> _Stated problem_: Leave out any picture and return the remaining listing below exactly as given.

> _Provided material_:
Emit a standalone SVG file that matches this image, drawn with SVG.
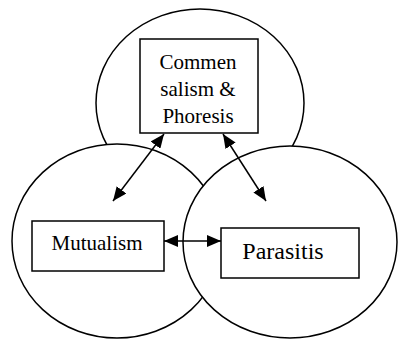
<svg xmlns="http://www.w3.org/2000/svg" width="398" height="339" viewBox="0 0 398 339">
<defs>
<style>
.c{fill:#fff;stroke:#000;stroke-width:1.5}
.b{fill:#fff;stroke:#000;stroke-width:1.5}
.t{font-family:"Liberation Serif","Times New Roman",serif;fill:#000;text-anchor:middle}
.l{stroke:#000;stroke-width:1.5;fill:none;marker-start:url(#a);marker-end:url(#a)}
</style>
<marker id="a" viewBox="0 0 14 12" refX="14" refY="6" markerWidth="14" markerHeight="12" markerUnits="userSpaceOnUse" orient="auto-start-reverse">
<path d="M0,0 L14,6 L0,12 z" fill="#000"/>
</marker>
</defs>
<rect width="398" height="339" fill="#fff"/>
<g id="circle-top"><ellipse class="c" cx="200" cy="103" rx="104" ry="94"/></g>
<g id="circle-left"><ellipse class="c" cx="117" cy="241" rx="105" ry="97"/></g>
<g id="circle-right"><ellipse class="c" cx="290" cy="242" rx="107" ry="96"/></g>
<g id="node-commensalism">
<rect class="b" x="140" y="39" width="118" height="94"/>
<text class="t" font-size="21" x="198" y="69">Commen</text>
<text class="t" font-size="21" x="198" y="96">salism &amp;</text>
<text class="t" font-size="21" x="198" y="123">Phoresis</text>
</g>
<g id="node-mutualism">
<rect class="b" x="32" y="221" width="132" height="50"/>
<text class="t" font-size="21" x="97" y="250">Mutualism</text>
</g>
<g id="node-parasitis">
<rect class="b" x="221" y="228" width="138" height="50"/>
<text class="t" font-size="24" x="283" y="259">Parasitis</text>
</g>
<g id="connectors">
<line class="l" x1="113" y1="201" x2="164" y2="134"/>
<line class="l" x1="266" y1="201" x2="223" y2="134"/>
<line class="l" x1="164" y1="241" x2="221" y2="241"/>
</g>
</svg>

> _Response below_:
Emit a standalone SVG file that matches this image, drawn with SVG.
<svg xmlns="http://www.w3.org/2000/svg" width="398" height="339" viewBox="0 0 398 339">
<defs>
<style>
.c{fill:#fff;stroke:#000;stroke-width:1.5}
.b{fill:#fff;stroke:#000;stroke-width:1.5}
.t{font-family:"Liberation Serif","Times New Roman",serif;fill:#000;text-anchor:middle}
.l{stroke:#000;stroke-width:1.5;fill:none;marker-start:url(#a);marker-end:url(#a)}
</style>
<marker id="a" viewBox="0 0 14 12" refX="14" refY="6" markerWidth="14" markerHeight="12" markerUnits="userSpaceOnUse" orient="auto-start-reverse">
<path d="M0,0 L14,6 L0,12 z" fill="#000"/>
</marker>
</defs>
<rect width="398" height="339" fill="#fff"/>
<g id="circle-top"><ellipse class="c" cx="200" cy="103" rx="104" ry="94"/></g>
<g id="circle-left"><ellipse class="c" cx="117" cy="241" rx="105" ry="97"/></g>
<g id="circle-right"><ellipse class="c" cx="290" cy="242" rx="107" ry="96"/></g>
<g id="node-commensalism">
<rect class="b" x="140" y="39" width="118" height="94"/>
<text class="t" font-size="21" x="198" y="69">Commen</text>
<text class="t" font-size="21" x="198" y="96">salism &amp;</text>
<text class="t" font-size="21" x="198" y="123">Phoresis</text>
</g>
<g id="node-mutualism">
<rect class="b" x="32" y="221" width="132" height="50"/>
<text class="t" font-size="21" x="97" y="250">Mutualism</text>
</g>
<g id="node-parasitis">
<rect class="b" x="221" y="228" width="138" height="50"/>
<text class="t" font-size="24" x="283" y="259">Parasitis</text>
</g>
<g id="connectors">
<line class="l" x1="113" y1="201" x2="164" y2="134"/>
<line class="l" x1="266" y1="201" x2="223" y2="134"/>
<line class="l" x1="164" y1="241" x2="221" y2="241"/>
</g>
</svg>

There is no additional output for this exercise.